Deadline published an announcement soon after, declaring that Franco would direct the film from a script to be written by Andrew Neel and Mike Roberts . While the announcement mentioned Zola’s tweets as a source, it said the movie was to be “adapted from the Rolling Stone article by David Kushner.” So Zola waited in California for a bit, eventually moving back to Detroit with her then-husband. She had her first daughter — who is now 5. She bought a house. She waited for the movie deal to be finalized. She appeared on a reality show called You the Jury, where a panel of “jurors” decided whether Jessica, the woman from her Florida saga, had grounds to sue Zola for defamation, since Zola’s story painted her as a sex worker.
“I’m like, Maybe it’s just not meant to be. That’s how I was thinking,” she says. “After that fell through, for a little moment, I was over it. This particular story. I was like, ‘Can we talk about something else now?’ ” Bravo chimes in, “I was like, ‘This is Ibsen. This is my adaptation of Ibsen. This is me adapting Heiner Müller. This is me adapting Chekhov. It’s me adapting Shakespeare. I want to treat it the same way I would any of those texts. This is my Hamlet, right? In fact, when I think about Hamlet, I think about Heiner Müller’s Hamlet, right? Which is so fucking delicious to me and so abridged. And so I’m like, This is my version of this.
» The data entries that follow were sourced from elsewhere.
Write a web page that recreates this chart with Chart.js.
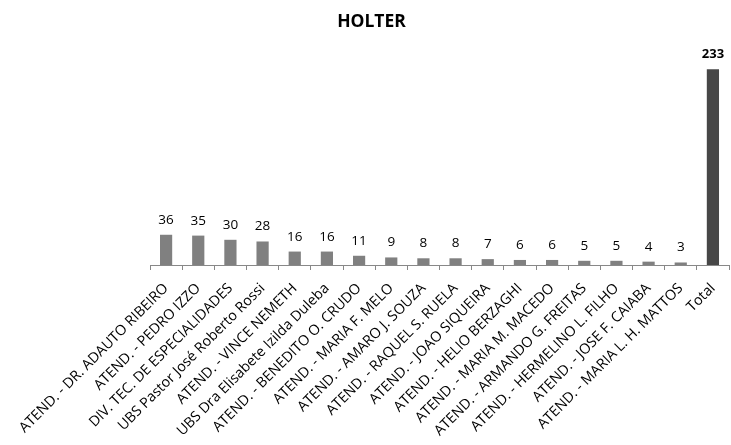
<!DOCTYPE html>
<html><head><meta charset="utf-8">
<script src="https://cdn.jsdelivr.net/npm/chart.js@4/dist/chart.umd.min.js"></script>
<style>html,body{margin:0;padding:0;background:#fff}#wrap{width:731px;height:445px}</style>
</head><body><div id="wrap"><canvas id="c" width="731" height="445"></canvas></div>
<script>
const categories = ["ATEND. - DR. ADAUTO RIBEIRO","ATEND. - PEDRO IZZO","DIV. TEC. DE ESPECIALIDADES","UBS Pastor José Roberto Rossi","ATEND. - VINCE NEMETH","UBS Dra Elisabete Izilda Duleba","ATEND. - BENEDITO O. CRUDO","ATEND. - MARIA F. MELO","ATEND. - AMARO J. SOUZA","ATEND. - RAQUEL S. RUELA","ATEND. - JOAO SIQUEIRA","ATEND. - HELIO BERZAGHI","ATEND. - MARIA M. MACEDO","ATEND. - ARMANDO G. FREITAS","ATEND. - HERMELINO L. FILHO","ATEND. - JOSE F. CAIABA","ATEND. - MARIA L. H. MATTOS","Total"];
const values = [36,35,30,28,16,16,11,9,8,8,7,6,6,5,5,4,3,233];
const barColors = values.map((v,i)=> i===values.length-1 ? '#474747' : '#808080');

const valueLabels = {
  id:'valueLabels',
  afterDatasetsDraw(chart){
    const ctx = chart.ctx;
    const meta = chart.getDatasetMeta(0);
    ctx.save();
    ctx.textAlign='center';
    ctx.textBaseline='alphabetic';
    ctx.fillStyle='#000';
    meta.data.forEach((bar,i)=>{
      const last = i===values.length-1;
      ctx.font = (last?'bold 13px':'13.5px')+' "Open Sans", sans-serif';
      ctx.fillText(String(values[i]), bar.x, bar.y-11);
    });
    ctx.restore();
  }
};

new Chart(document.getElementById('c'),{
  type:'bar',
  data:{labels:categories,datasets:[{data:values,backgroundColor:barColors,barPercentage:0.38,categoryPercentage:1}]},
  options:{
    responsive:false,animation:false,
    layout:{padding:{left:12,right:0,top:0,bottom:0}},
    plugins:{
      legend:{display:false},tooltip:{enabled:false},
      title:{display:true,text:'HOLTER',color:'#000',font:{family:'"Open Sans", sans-serif',size:17.5,weight:'bold',lineHeight:1.2},padding:{top:12,bottom:22}}
    },
    scales:{
      y:{display:false,min:0,max:250},
      x:{
        afterFit(s){ s.height = 180; s.paddingLeft = 150; s.paddingRight = 2; },
        grid:{display:true,drawOnChartArea:false,drawTicks:true,tickLength:5,color:'#888',offset:true},
        border:{display:true,color:'#888'},
        ticks:{color:'#000',minRotation:45,maxRotation:45,autoSkip:false,font:{family:'"Open Sans", sans-serif',size:14.3},padding:10}
      }
    }
  },
  plugins:[valueLabels]
});
</script></body></html>
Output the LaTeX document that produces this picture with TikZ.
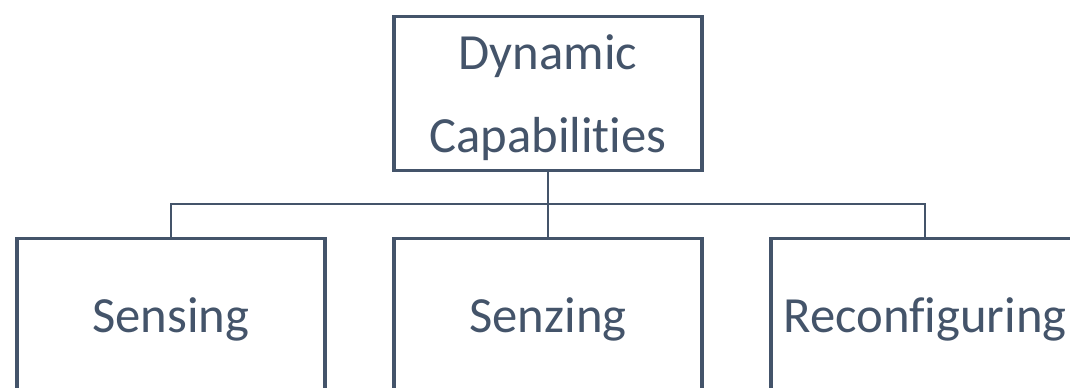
\documentclass[tikz,border=0pt]{standalone}
\usepackage{fontspec}
\setmainfont[Ligatures=NoCommon]{Carlito}
\definecolor{slate}{HTML}{44546A}
\begin{document}
\begin{tikzpicture}[x=0.75pt,y=-0.75pt,
  box/.style={draw=slate,line width=2.6pt,minimum width=231pt,minimum height=115.5pt,inner sep=0pt},
  lbl/.style={text=slate,align=center,inner sep=0pt,font=\fontsize{38}{62}\selectfont},
  conn/.style={draw=slate,line width=1.6pt}]
\useasboundingbox (0,0) rectangle (1070,387);
\clip (0,0) rectangle (1070,387);
\node[box] (top) at (548,93.5) {};
\node[box] (s1) at (171,315.5) {};
\node[box] (s2) at (548,315.5) {};
\node[box] (s3) at (925,315.5) {};
\node[lbl,anchor=base] (t1) at (548,69) {Dynamic};
\node[lbl,anchor=base] (t2) at (548,152) {Capabilit\kern0pt ies};
\node[lbl,anchor=base] (l1) at (171,332) {Sensing};
\node[lbl,anchor=base] (l2) at (548,332) {Senzing};
\node[lbl,anchor=base] (l3) at (925,332) {Reconf\kern0pt iguring};
\coordinate (mid) at (548,204);
\draw[conn] (top.south) -- (mid) -- (s2.north);
\draw[conn] (s1.north) |- (mid) -| (s3.north);
\end{tikzpicture}
\end{document}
They went through the story tweet by tweet, filling in the gaps. Zola recounts how Bravo would randomly text her to ask for pictures of her old apartment, of what her space and clothes looked like. “Of course, I had them,” Zola says. “I’m a blogger.” Together, they added context to the film, dropping in little details about Zola’s life and personhood and relationships.
For all her involvement, Zola struggles to let go of the fact that Kushner’s story is credited as the basis for the film . When he tried to talk to her at the movie’s premiere at Sundance, she wouldn’t speak to him, Zola recalls. She feels a little bad about that now, but it is what it is. After that screening, Bravo asked what she thought. Zola couldn’t give her blessing right away, she says. She needed to process it. On her second viewing, Zola decided, “Okay! I like that!” She liked Taylour Paige’s portrayal of her. She found a montage of penises particularly funny.